When we started doing it, it was a matter of cost. The only real options for adding an external RAID array were network, or fibrechannel. USB 2.0 isn't robust enough, and fibrechannel would require an expensive add-in card. So, we popped another GbE NIC in the DVR, and direct-patched it to one of the iSCSI ports on an Enhance RAID.

As it happens, iSCSI on GbE handles the traffic easily, and is solid and reliable... so why not?

In smaller installations, we started using small PoE switches with eight 10/100 PoE ports and two GbE/GBIC combo ports - plugging the DVR and RAID into the GbE ports has worked fine as well. Newer NVRs we're getting have dual NICs, so we've gone back to direct-patching the iSCSI ports.

So my question would be, why NOT networked storage?

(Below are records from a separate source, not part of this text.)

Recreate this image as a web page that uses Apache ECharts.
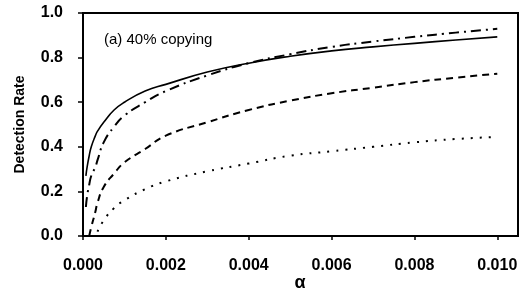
<!DOCTYPE html>
<html>
<head>
<meta charset="utf-8">
<script src="https://cdn.jsdelivr.net/npm/echarts@6/dist/echarts.min.js"></script>
<style>
	html, body { margin: 0; padding: 0; background: #fff; }
	#chart { width: 520px; height: 293px; }
</style>
</head>
<body>
<div id="chart"></div>
<script>
	// alpha grid shared by all curves (null = curve not started yet)
	var alpha = [0.00007, 0.0001, 0.00015, 0.0002, 0.0003, 0.00035, 0.0005, 0.00075, 0.001, 0.0015, 0.002, 0.003, 0.004, 0.005, 0.006, 0.007, 0.008, 0.009, 0.010];
	var solidRate   = [0.27, 0.31, 0.36, 0.40, 0.45, 0.47, 0.51, 0.565, 0.60, 0.65, 0.68, 0.735, 0.775, 0.806, 0.830, 0.848, 0.864, 0.879, 0.893];
	var dashDotRate = [0.13, 0.18, 0.23, 0.27, 0.31, 0.34, 0.42, 0.49, 0.54, 0.60, 0.65, 0.72, 0.775, 0.815, 0.848, 0.872, 0.893, 0.912, 0.929];
	var dashedRate  = [null, null, 0.0, 0.04, 0.11, 0.15, 0.22, 0.28, 0.33, 0.39, 0.45, 0.51, 0.565, 0.607, 0.64, 0.665, 0.69, 0.71, 0.728];
	var dottedRate  = [null, null, null, null, null, 0.02, 0.07, 0.125, 0.16, 0.21, 0.245, 0.29, 0.325, 0.36, 0.38, 0.40, 0.42, 0.435, 0.444];
	var panelText = '(a) 40% copying';
	var xName = 'α';

	function pairs(ys) {
		var out = [];
		for (var i = 0; i < alpha.length; i++) {
			if (ys[i] !== null) out.push([alpha[i], ys[i]]);
		}
		return out;
	}

	var font = 'Liberation Sans';
	function line(name, ys, type, width) {
		return {
			name: name, type: 'line', smooth: 0.5, symbol: 'none',
			lineStyle: { color: '#000', width: width, type: type, cap: 'butt' },
			data: pairs(ys)
		};
	}

	var option = {
		animation: false,
		backgroundColor: '#fff',
		title: {
			text: panelText, left: 99, top: 27,
			textStyle: { fontFamily: font, fontSize: 15, fontWeight: 'normal', color: '#000' }
		},
		graphic: [{
			type: 'text', x: 300, y: 283,
			style: {
				text: xName, fill: '#000', align: 'center', verticalAlign: 'middle',
				font: 'bold 18px "Liberation Sans"'
			}
		}],
		grid: {
			left: 83, right: 2, top: 13, bottom: 57,
			outerBoundsMode: 'none',
			show: true, borderColor: '#000', borderWidth: 2
		},
		xAxis: {
			type: 'value', min: 0, max: 0.0105, interval: 0.002,
			axisLine: { lineStyle: { color: '#000', width: 2 } },
			axisTick: { show: true, inside: false, length: 4, lineStyle: { color: '#000', width: 1.5 } },
			splitLine: { show: false },
			axisLabel: {
				margin: 22, fontFamily: font, fontSize: 16, fontWeight: 'bold', color: '#000',
				showMaxLabel: false,
				formatter: function (v) { return v > 0.0101 ? '' : v.toFixed(3); }
			}
		},
		yAxis: {
			type: 'value', min: 0, max: 1, interval: 0.2,
			name: 'Detection Rate', nameLocation: 'middle', nameGap: 56,
			nameTextStyle: { fontFamily: font, fontSize: 14, fontWeight: 'bold', color: '#000' },
			axisLine: { show: true, lineStyle: { color: '#000', width: 2 } },
			axisTick: { show: true, inside: false, length: 5, lineStyle: { color: '#000', width: 1.5 } },
			splitLine: { show: false },
			axisLabel: {
				margin: 20, fontFamily: font, fontSize: 16, fontWeight: 'bold', color: '#000',
				formatter: function (v) { return v.toFixed(1); }
			}
		},
		series: [
			line('solid', solidRate, 'solid', 1.6),
			line('dashdot', dashDotRate, [10, 5, 2, 5], 2),
			line('dashed', dashedRate, [7, 5], 2),
			line('dotted', dottedRate, [2, 7], 2)
		]
	};

	var chart = echarts.init(document.getElementById('chart'));
	chart.setOption(option);
</script>
</body>
</html>
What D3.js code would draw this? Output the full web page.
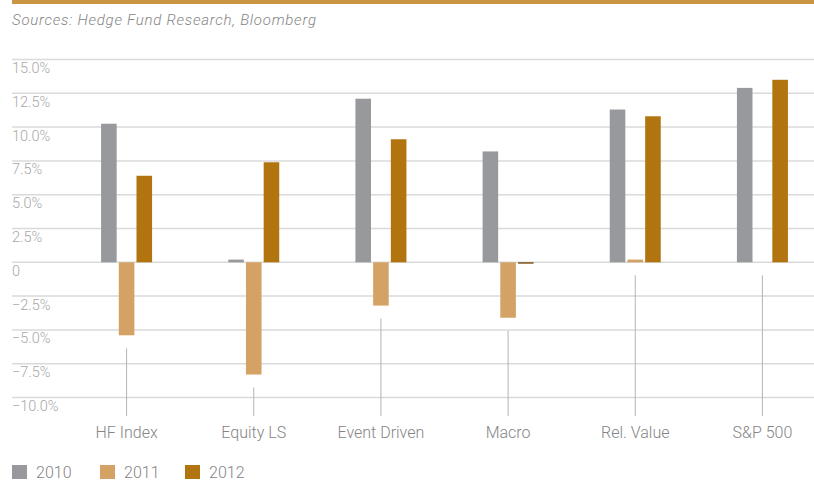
<!DOCTYPE html>
<html>
<head>
<meta charset="utf-8">
<script src="https://cdn.jsdelivr.net/npm/d3@7"></script>
<style>
  body { margin: 0; background: #fff; }
  svg { display: block; font-family: Roboto, 'Open Sans', sans-serif; font-weight: 300; }
</style>
</head>
<body>
<div id="chart"></div>
<script>
  const categories = ['HF Index', 'Equity LS', 'Event Driven', 'Macro', 'Rel. Value', 'S&P 500'];
  const years = ['2010', '2011', '2012'];
  const values2010 = [10.25, 0.2, 12.1, 8.2, 11.3, 12.9];
  const values2011 = [-5.4, -8.3, -3.2, -4.1, 0.2, 0];
  const values2012 = [6.4, 7.4, 9.1, -0.1, 10.8, 13.5];
  const yTicks = [15, 12.5, 10, 7.5, 5, 2.5, 0, -2.5, -5, -7.5, -10];

  const COLORS = {
    '2010': '#98999d',
    '2011': '#d4a264',
    '2012': '#b1740f',
    'neg2012': '#6e4504',
    'rule': '#c99443',
    'grid': '#dadada',
    'tick': '#b4b4b4',
    'label': '#858585',
    'axis': '#a8a8a8'
  };

  const width = 814, height = 481;
  const series = [values2010, values2011, values2012];

  const svg = d3.select('#chart').append('svg')
    .attr('width', width).attr('height', height);

  // top rule + source line
  svg.append('rect').attr('x', 12).attr('y', 0).attr('width', width - 12).attr('height', 4)
    .attr('fill', COLORS.rule);
  svg.append('text').text('Sources: Hedge Fund Research, Bloomberg')
    .attr('x', 12).attr('y', 25)
    .style('font-style', 'italic').style('font-size', '15px')
    .style('letter-spacing', '0.75px')
    .attr('fill', COLORS.label);

  const y = d3.scaleLinear().domain([-10, 15]).range([397.5, 59.5]);
  const x = d3.scaleBand().domain(categories).range([63, 826]);
  const x1 = d3.scaleBand().domain(years).range([-25.5, 25.5]).paddingInner(0.12);

  // gridlines + labels
  const grid = svg.append('g').attr('class', 'grid');
  grid.selectAll('line').data(yTicks).enter().append('line')
    .attr('x1', 12).attr('x2', width)
    .attr('y1', d => y(d)).attr('y2', d => y(d))
    .attr('stroke', COLORS.grid).attr('stroke-width', 1.5);
  grid.selectAll('text').data(yTicks).enter().append('text')
    .text(d => d === 0 ? '0' : d3.format('.1f')(d) + '%')
    .attr('x', 12).attr('y', d => y(d) + 13.5)
    .style('font-size', '14.5px')
    .attr('fill', COLORS.axis);

  // category tick lines
  const ticks = svg.append('g').attr('class', 'ticks');
  ticks.selectAll('line').data(categories).enter().append('line')
    .attr('x1', d => x(d) + x.bandwidth() / 2).attr('x2', d => x(d) + x.bandwidth() / 2)
    .attr('y1', (d, i) => y(Math.min(0, values2010[i], values2011[i], values2012[i])) + 13)
    .attr('y2', 416)
    .attr('stroke', COLORS.tick).attr('stroke-width', 1);

  ticks.selectAll('text').data(categories).enter().append('text')
    .text(d => d)
    .attr('x', d => x(d) + x.bandwidth() / 2).attr('y', 438)
    .attr('text-anchor', 'middle')
    .style('font-size', '16px')
    .attr('fill', COLORS.label);

  // bars
  const groups = svg.append('g').attr('class', 'bars')
    .selectAll('g').data(categories).enter().append('g')
    .attr('transform', d => `translate(${x(d) + x.bandwidth() / 2}, 0)`);

  groups.selectAll('rect')
    .data((d, i) => years.map((yr, j) => ({ year: yr, value: series[j][i] })))
    .enter().append('rect')
    .attr('x', d => x1(d.year))
    .attr('width', x1.bandwidth())
    .attr('y', d => y(Math.max(0, d.value)))
    .attr('height', d => Math.abs(y(d.value) - y(0)))
    .attr('fill', d => (d.year === '2012' && d.value < 0) ? COLORS.neg2012 : COLORS[d.year]);

  // legend
  const legend = svg.append('g').attr('class', 'legend')
    .attr('transform', 'translate(12, 465)');
  const items = legend.selectAll('g').data(years).enter().append('g')
    .attr('transform', (d, i) => `translate(${[0, 88, 173][i]}, 0)`);
  items.append('rect').attr('width', 15).attr('height', 14).attr('fill', d => COLORS[d]);
  items.append('text').text(d => d)
    .attr('x', 24).attr('y', 13)
    .style('font-size', '16px')
    .attr('fill', COLORS.label);
</script>
</body>
</html>
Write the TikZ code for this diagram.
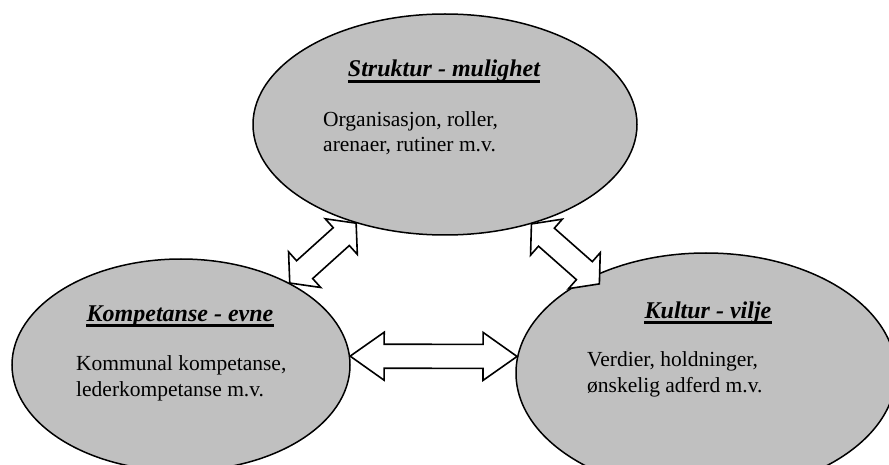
\documentclass[tikz,border=0pt]{standalone}
\usepackage{fontspec}
\setmainfont{Liberation Serif}
\usepackage{tikz}
\usetikzlibrary{shapes.geometric, calc, positioning}
\definecolor{sylv}{HTML}{C0C0C0}

% Dobbel blokkpil mellom to punkter (#1 = pilhodets lengde)
\newcommand{\dobbelpil}[3][20pt]{%
  \draw[pil] (#2)
    -- ($(#2)!#1!(#3)!24pt!90:(#3)$)
    -- ($(#2)!#1!(#3)!12pt!90:(#3)$)
    -- ($(#3)!#1!(#2)!12pt!-90:(#2)$)
    -- ($(#3)!#1!(#2)!24pt!-90:(#2)$)
    -- (#3)
    -- ($(#3)!#1!(#2)!24pt!90:(#2)$)
    -- ($(#3)!#1!(#2)!12pt!90:(#2)$)
    -- ($(#2)!#1!(#3)!12pt!-90:(#3)$)
    -- ($(#2)!#1!(#3)!24pt!-90:(#3)$)
    -- cycle;}

\begin{document}
\begin{tikzpicture}[x=1pt, y=-1pt,
  boble/.style={ellipse, draw, line width=1.5pt, fill=sylv, inner sep=0pt},
  pil/.style={draw, line width=1.6pt, fill=white, line join=miter},
  tittel/.style={font=\fontsize{24}{29}\selectfont\bfseries\itshape, inner sep=0pt, anchor=base},
  tekst/.style={font=\fontsize{21.5}{25.5}\selectfont, align=left, inner sep=0pt, anchor=base west},
  strek/.style={line width=2.2pt}]
  \clip (0,0) rectangle (889,465);

  % Ellipser
  \node[boble, minimum width=384pt, minimum height=221pt] (struk) at (445,124.5) {};
  \node[boble, minimum width=338pt, minimum height=212pt] (komp) at (181,365) {};
  \node[boble, minimum width=380pt, minimum height=240pt] (kult) at (706,373) {};

  % Piler
  \coordinate (kultpil) at ($(kult.140)!-11pt!(struk.311)$);
  \dobbelpil{komp.37}{struk.228}
  \dobbelpil{struk.311}{kultpil}
  \dobbelpil[34pt]{komp.3}{kult.175}

  % Tekster (ankeret sitter paa siste linje)
  \node[tittel] (sttit) at (444,77) {Struktur - mulighet};
  \draw[strek] ([yshift=-4.5pt]sttit.base west) -- ([yshift=-4.5pt]sttit.base east);
  \node[tekst] (sttekst) at (323,152) {Organisasjon, roller,\\arenaer, rutiner m.v.};

  \node[tittel] (kotit) at (180,321) {Kompetanse - evne};
  \draw[strek] ([yshift=-4.5pt]kotit.base west) -- ([yshift=-4.5pt]kotit.base east);
  \node[tekst] (kotekst) at (76,396) {Kommunal kompetanse,\\lederkompetanse m.v.};

  \node[tittel] (kutit) at (708,318) {Kultur - vilje};
  \draw[strek] ([yshift=-4.5pt]kutit.base west) -- ([yshift=-4.5pt]kutit.base east);
  \node[tekst] (kutekst) at (587,392) {Verdier, holdninger,\\ønskelig adferd m.v.};
\end{tikzpicture}
\end{document}
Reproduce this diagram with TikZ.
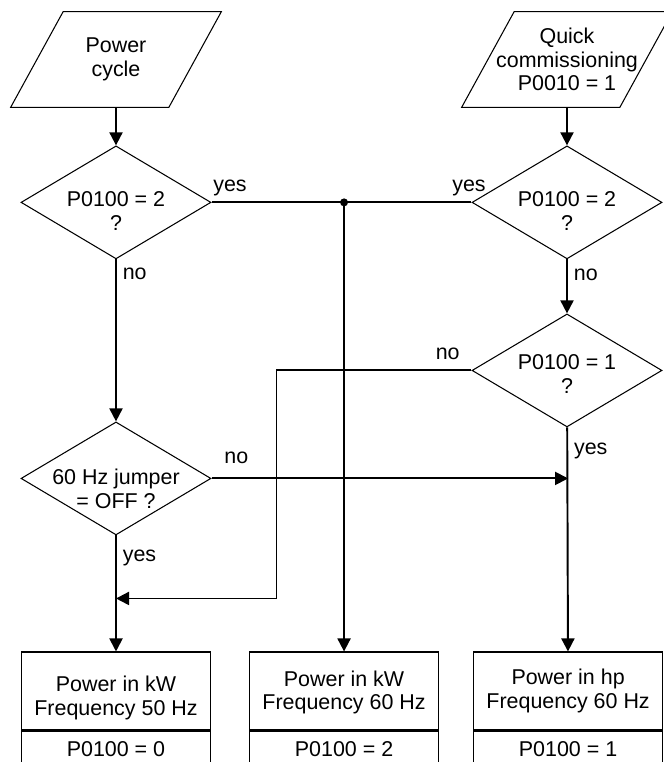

It's been my opinion that you get a far more reliable high performance system to stick with local storage for as long as you can. Comparing the overall reliability and technology involved in high end local storage, LSI controllers, enterprise drives, cache batteries, raid 10/60, vs what is needed for equivalent performance / reliability in a NAS, ISCSI environment. Adding the network layer to storage can be expensive. Network storage, when shared among traditional Virtual servers for non-stop environments is the sweet spot. My guess is few if any VMS's could truly fail-over or survive using Vmotion. Adding space, even for my favorite VMS requires stopping a service. It's been my experience that even the best switches, Juniper, Cisco, require far more critical security and performance updates, that bring the system down, than Raid/host bus controllers.

One major advantage to having separate storage is that it stays on site if you have to replace or repair the DVR. I can pop in a loaner while sending the DVR out for repair, or just swap in a whole new DVR, and just attach it to the RAID and have all the old video right there. When the loaner is recording to that same storage, it means the video from it stays on site when I put the repaired system back in as well.

The DVRs still have a TiB or two internally as a "backup" record destination should the RAID have problems or need maintenance.